I am not making the connection that I think you want me to make as a reader.
It stands to reason that if self-care means grabbing (excellent word choice there, by the way) responsibility for the present and time to come, then we are indeed responsible for every present moment that has passed—our “history.” So I am struggling with the line about not taking responsibility for our history, in that it seems like you are exhorting us either to take responsibility for our lives…or not. Aren’t we responsible for all the times, perhaps, that we didn’t practice self-care in the past?
Perhaps it is that “responsibility” is not the same thing as “blame” or “guilt.” We can own an action, or series of actions, without catching ourselves in our own guilty nets. In fact, we have to be ready to admit that we weren’t practicing self-care if we ever hope to make a change for the better. We also have to concede that self-care has been in our power all along—like Dorothy’s ruby slippers, which always had the power to take her home. I am not sure we can change, unless we identify that it is (and always has been) our responsibility to seek out the good life the best we know how.
Just some thoughts… I know this piece would be filed under the theme of “definition of self-care”…and your definition is the foundation for your whole body of work. I am poking at this piece in hopes of pushing you…as you recently asked that I do.
So: how can we describe the act of taking responsibility-without-guilt? It is a letting go…you are right. But a letting go of what?

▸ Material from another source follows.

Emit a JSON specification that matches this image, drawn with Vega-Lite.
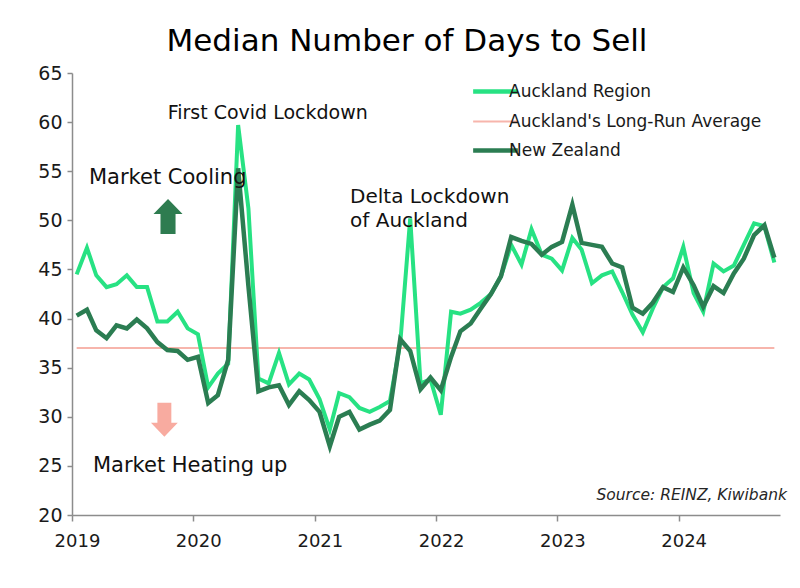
{
  "$schema": "https://vega.github.io/schema/vega-lite/v6.json",
  "width": 708,
  "height": 442,
  "autosize": "none",
  "padding": {"left": 72, "top": 73, "right": 20, "bottom": 73},
  "background": "white",
  "title": {
    "text": "Median Number of Days to Sell",
    "font": "DejaVu Sans",
    "fontSize": 31,
    "fontWeight": "normal",
    "color": "#000000",
    "anchor": "middle",
    "frame": "group",
    "dx": -19,
    "offset": 6
  },
  "config": {
    "view": {"stroke": null},
    "font": "DejaVu Sans",
    "axis": {
      "domainColor": "#8c8c8c",
      "tickColor": "#8c8c8c",
      "domainWidth": 1.5,
      "tickWidth": 1.5,
      "labelColor": "#1a1a1a",
      "labelFont": "DejaVu Sans",
      "grid": false,
      "title": null
    },
    "legend": {
      "orient": "none",
      "legendX": 415,
      "legendY": 10,
      "title": null,
      "symbolType": "stroke",
      "symbolSize": 2000,
      "symbolStrokeWidth": 4,
      "labelFontSize": 17,
      "labelFont": "DejaVu Sans",
      "labelColor": "#1a1a1a",
      "labelOffset": 5,
      "labelLimit": 400,
      "rowPadding": 11
    }
  },
  "encoding": {
    "x": {
      "field": "date",
      "type": "temporal",
      "scale": {
        "type": "utc",
        "domain": [
          {"year": 2019, "month": 1, "date": 1, "utc": true},
          {"year": 2024, "month": 11, "date": 1, "utc": true}
        ]
      },
      "axis": {
        "values": [
          {"year": 2019, "month": 1, "date": 1, "utc": true},
          {"year": 2020, "month": 1, "date": 1, "utc": true},
          {"year": 2021, "month": 1, "date": 1, "utc": true},
          {"year": 2022, "month": 1, "date": 1, "utc": true},
          {"year": 2023, "month": 1, "date": 1, "utc": true},
          {"year": 2024, "month": 1, "date": 1, "utc": true}
        ],
        "format": "%Y",
        "tickSize": 6,
        "labelPadding": 11,
        "labelOffset": 5,
        "labelFontSize": 18,
        "labelFlush": false,
        "labelOverlap": false
      }
    },
    "y": {
      "field": "value",
      "type": "quantitative",
      "scale": {"domain": [20, 65], "zero": false, "nice": false},
      "axis": {
        "values": [20, 25, 30, 35, 40, 45, 50, 55, 60, 65],
        "tickSize": 5,
        "labelPadding": 5,
        "labelFontSize": 19
      }
    }
  },
  "datasets": {
    "monthly": [
      {"date": "2019-01-15", "Auckland Region": 44.5, "New Zealand": 40.3, "Long-Run Average": 37},
      {"date": "2019-02-15", "Auckland Region": 47.2, "New Zealand": 40.9, "Long-Run Average": 37},
      {"date": "2019-03-15", "Auckland Region": 44.4, "New Zealand": 38.8, "Long-Run Average": 37},
      {"date": "2019-04-15", "Auckland Region": 43.2, "New Zealand": 38.0, "Long-Run Average": 37},
      {"date": "2019-05-15", "Auckland Region": 43.5, "New Zealand": 39.3, "Long-Run Average": 37},
      {"date": "2019-06-15", "Auckland Region": 44.4, "New Zealand": 39.0, "Long-Run Average": 37},
      {"date": "2019-07-15", "Auckland Region": 43.2, "New Zealand": 39.9, "Long-Run Average": 37},
      {"date": "2019-08-15", "Auckland Region": 43.2, "New Zealand": 39.0, "Long-Run Average": 37},
      {"date": "2019-09-15", "Auckland Region": 39.7, "New Zealand": 37.6, "Long-Run Average": 37},
      {"date": "2019-10-15", "Auckland Region": 39.7, "New Zealand": 36.8, "Long-Run Average": 37},
      {"date": "2019-11-15", "Auckland Region": 40.7, "New Zealand": 36.7, "Long-Run Average": 37},
      {"date": "2019-12-15", "Auckland Region": 39.0, "New Zealand": 35.8, "Long-Run Average": 37},
      {"date": "2020-01-15", "Auckland Region": 38.4, "New Zealand": 36.1, "Long-Run Average": 37},
      {"date": "2020-02-15", "Auckland Region": 33.0, "New Zealand": 31.4, "Long-Run Average": 37},
      {"date": "2020-03-15", "Auckland Region": 34.4, "New Zealand": 32.2, "Long-Run Average": 37},
      {"date": "2020-04-15", "Auckland Region": 35.4, "New Zealand": 35.8, "Long-Run Average": 37},
      {"date": "2020-05-15", "Auckland Region": 59.7, "New Zealand": 55.3, "Long-Run Average": 37},
      {"date": "2020-06-15", "Auckland Region": 51.2, "New Zealand": 43.3, "Long-Run Average": 37},
      {"date": "2020-07-15", "Auckland Region": 33.9, "New Zealand": 32.6, "Long-Run Average": 37},
      {"date": "2020-08-15", "Auckland Region": 33.4, "New Zealand": 33.0, "Long-Run Average": 37},
      {"date": "2020-09-15", "Auckland Region": 36.5, "New Zealand": 33.2, "Long-Run Average": 37},
      {"date": "2020-10-15", "Auckland Region": 33.3, "New Zealand": 31.2, "Long-Run Average": 37},
      {"date": "2020-11-15", "Auckland Region": 34.4, "New Zealand": 32.6, "Long-Run Average": 37},
      {"date": "2020-12-15", "Auckland Region": 33.8, "New Zealand": 31.7, "Long-Run Average": 37},
      {"date": "2021-01-15", "Auckland Region": 31.8, "New Zealand": 30.5, "Long-Run Average": 37},
      {"date": "2021-02-15", "Auckland Region": 28.7, "New Zealand": 27.0, "Long-Run Average": 37},
      {"date": "2021-03-15", "Auckland Region": 32.4, "New Zealand": 30.0, "Long-Run Average": 37},
      {"date": "2021-04-15", "Auckland Region": 32.0, "New Zealand": 30.5, "Long-Run Average": 37},
      {"date": "2021-05-15", "Auckland Region": 30.9, "New Zealand": 28.7, "Long-Run Average": 37},
      {"date": "2021-06-15", "Auckland Region": 30.5, "New Zealand": 29.2, "Long-Run Average": 37},
      {"date": "2021-07-15", "Auckland Region": 31.0, "New Zealand": 29.6, "Long-Run Average": 37},
      {"date": "2021-08-15", "Auckland Region": 31.6, "New Zealand": 30.7, "Long-Run Average": 37},
      {"date": "2021-09-15", "Auckland Region": 37.5, "New Zealand": 37.9, "Long-Run Average": 37},
      {"date": "2021-10-15", "Auckland Region": 50.2, "New Zealand": 36.7, "Long-Run Average": 37},
      {"date": "2021-11-15", "Auckland Region": 33.4, "New Zealand": 32.8, "Long-Run Average": 37},
      {"date": "2021-12-15", "Auckland Region": 33.8, "New Zealand": 34.0, "Long-Run Average": 37},
      {"date": "2022-01-15", "Auckland Region": 30.2, "New Zealand": 32.7, "Long-Run Average": 37},
      {"date": "2022-02-15", "Auckland Region": 40.7, "New Zealand": 36.1, "Long-Run Average": 37},
      {"date": "2022-03-15", "Auckland Region": 40.5, "New Zealand": 38.7, "Long-Run Average": 37},
      {"date": "2022-04-15", "Auckland Region": 40.9, "New Zealand": 39.5, "Long-Run Average": 37},
      {"date": "2022-05-15", "Auckland Region": 41.6, "New Zealand": 41.0, "Long-Run Average": 37},
      {"date": "2022-06-15", "Auckland Region": 42.5, "New Zealand": 42.5, "Long-Run Average": 37},
      {"date": "2022-07-15", "Auckland Region": 44.3, "New Zealand": 44.3, "Long-Run Average": 37},
      {"date": "2022-08-15", "Auckland Region": 47.5, "New Zealand": 48.3, "Long-Run Average": 37},
      {"date": "2022-09-15", "Auckland Region": 45.5, "New Zealand": 47.9, "Long-Run Average": 37},
      {"date": "2022-10-15", "Auckland Region": 49.1, "New Zealand": 47.6, "Long-Run Average": 37},
      {"date": "2022-11-15", "Auckland Region": 46.5, "New Zealand": 46.5, "Long-Run Average": 37},
      {"date": "2022-12-15", "Auckland Region": 46.1, "New Zealand": 47.3, "Long-Run Average": 37},
      {"date": "2023-01-15", "Auckland Region": 44.9, "New Zealand": 47.8, "Long-Run Average": 37},
      {"date": "2023-02-15", "Auckland Region": 48.2, "New Zealand": 51.6, "Long-Run Average": 37},
      {"date": "2023-03-15", "Auckland Region": 47.0, "New Zealand": 47.7, "Long-Run Average": 37},
      {"date": "2023-04-15", "Auckland Region": 43.6, "New Zealand": 47.5, "Long-Run Average": 37},
      {"date": "2023-05-15", "Auckland Region": 44.4, "New Zealand": 47.3, "Long-Run Average": 37},
      {"date": "2023-06-15", "Auckland Region": 44.8, "New Zealand": 45.6, "Long-Run Average": 37},
      {"date": "2023-07-15", "Auckland Region": 42.7, "New Zealand": 45.2, "Long-Run Average": 37},
      {"date": "2023-08-15", "Auckland Region": 40.4, "New Zealand": 41.1, "Long-Run Average": 37},
      {"date": "2023-09-15", "Auckland Region": 38.6, "New Zealand": 40.5, "Long-Run Average": 37},
      {"date": "2023-10-15", "Auckland Region": 41.0, "New Zealand": 41.6, "Long-Run Average": 37},
      {"date": "2023-11-15", "Auckland Region": 43.2, "New Zealand": 43.2, "Long-Run Average": 37},
      {"date": "2023-12-15", "Auckland Region": 44.1, "New Zealand": 42.7, "Long-Run Average": 37},
      {"date": "2024-01-15", "Auckland Region": 47.3, "New Zealand": 45.2, "Long-Run Average": 37},
      {"date": "2024-02-15", "Auckland Region": 42.6, "New Zealand": 43.4, "Long-Run Average": 37},
      {"date": "2024-03-15", "Auckland Region": 40.7, "New Zealand": 41.2, "Long-Run Average": 37},
      {"date": "2024-04-15", "Auckland Region": 45.6, "New Zealand": 43.3, "Long-Run Average": 37},
      {"date": "2024-05-15", "Auckland Region": 44.8, "New Zealand": 42.6, "Long-Run Average": 37},
      {"date": "2024-06-15", "Auckland Region": 45.4, "New Zealand": 44.6, "Long-Run Average": 37},
      {"date": "2024-07-15", "Auckland Region": 47.5, "New Zealand": 46.1, "Long-Run Average": 37},
      {"date": "2024-08-15", "Auckland Region": 49.7, "New Zealand": 48.5, "Long-Run Average": 37},
      {"date": "2024-09-15", "Auckland Region": 49.4, "New Zealand": 49.5, "Long-Run Average": 37},
      {"date": "2024-10-15", "Auckland Region": 45.7, "New Zealand": 46.2, "Long-Run Average": 37}
    ]
  },
  "layer": [
    {
      "data": {"name": "monthly"},
      "transform": [
        {"fold": ["Auckland Region", "Long-Run Average", "New Zealand"], "as": ["series", "value"]},
        {"filter": {"field": "series", "equal": "Long-Run Average"}}
      ],
      "mark": {"type": "line", "strokeCap": "butt", "strokeWidth": 2},
      "encoding": {
        "color": {
          "field": "series", "type": "nominal",
          "scale": {"domain": ["Auckland Region", "Long-Run Average", "New Zealand"], "range": ["#27e283", "#f7b5ac", "#2b7d52"]},
          "legend": {
            "labelExpr": "datum.label === 'Long-Run Average' ? \"Auckland's Long-Run Average\" : datum.label",
            "symbolType": "stroke",
            "symbolSize": 2000,
            "encode": {"symbols": {"update": {"strokeWidth": {"signal": "datum.value === 'Long-Run Average' ? 2 : 4.5"}, "size": {"value": 2000}}}}
          }
        }
      }
    },
    {
      "data": {"name": "monthly"},
      "transform": [
        {"fold": ["Auckland Region", "Long-Run Average", "New Zealand"], "as": ["series", "value"]},
        {"filter": {"field": "series", "equal": "Auckland Region"}}
      ],
      "mark": {"type": "line", "strokeJoin": "miter", "strokeWidth": 4},
      "encoding": {
        "color": {"field": "series", "type": "nominal"}
      }
    },
    {
      "data": {"name": "monthly"},
      "transform": [
        {"fold": ["Auckland Region", "Long-Run Average", "New Zealand"], "as": ["series", "value"]},
        {"filter": {"field": "series", "equal": "New Zealand"}}
      ],
      "mark": {"type": "line", "strokeJoin": "miter", "strokeWidth": 4.5},
      "encoding": {
        "color": {"field": "series", "type": "nominal"}
      }
    },
    {
      "data": {"values": [
        {"date": "2019-10-17", "value": 50.4}
      ]},
      "mark": {"type": "point", "filled": true, "opacity": 1, "fill": "#2e7c50", "strokeWidth": 0, "size": 1225,
        "shape": "M0,-1L0.83,-0.14L0.43,-0.14L0.43,1L-0.43,1L-0.43,-0.14L-0.83,-0.14Z"}
    },
    {
      "data": {"values": [
        {"date": "2019-10-06", "value": 29.7}
      ]},
      "mark": {"type": "point", "filled": true, "opacity": 1, "fill": "#f8aba0", "strokeWidth": 0, "size": 1156,
        "shape": "M0,1L0.79,0.18L0.41,0.18L0.41,-1L-0.41,-1L-0.41,0.18L-0.79,0.18Z"}
    },
    {
      "data": {"values": [
        {"date": "2019-10-16", "value": 60.9, "label": "First Covid Lockdown"}
      ]},
      "mark": {"type": "text", "align": "left", "baseline": "middle", "fontSize": 19, "color": "#111111"},
      "encoding": {"text": {"field": "label"}}
    },
    {
      "data": {"values": [
        {"date": "2019-02-21", "value": 54.3, "label": "Market Cooling"},
        {"date": "2019-03-05", "value": 25.0, "label": "Market Heating up"}
      ]},
      "mark": {"type": "text", "align": "left", "baseline": "middle", "fontSize": 21, "color": "#111111"},
      "encoding": {"text": {"field": "label"}}
    },
    {
      "data": {"values": [
        {"date": "2021-04-17", "value": 52.4, "label": "Delta Lockdown"},
        {"date": "2021-04-17", "value": 49.9, "label": "of Auckland"}
      ]},
      "mark": {"type": "text", "align": "left", "baseline": "middle", "fontSize": 20, "color": "#111111"},
      "encoding": {"text": {"field": "label"}}
    },
    {
      "data": {"values": [
        {"date": "2024-11-22", "value": 22.0, "label": "Source:  REINZ, Kiwibank"}
      ]},
      "mark": {"type": "text", "align": "right", "baseline": "middle", "fontSize": 15.5, "fontStyle": "italic", "color": "#262626"},
      "encoding": {"text": {"field": "label"}}
    }
  ]
}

nice hat. yes, “responsibility” is not the same thing as “blame” or “guilt.” i’m not sure i agree though that we have to own our past. the past is part of our narrative and that is part of what makes us uncomfortable when we say things like “responsibility”. in You Are Ink + Water we spent more time on this saying, self-care “does not mean starting over. It means joining all these things. It means being ink in the water, everywhere in your story.” thanks for highlighting this girlfriend. keep sticking it out there! luv it.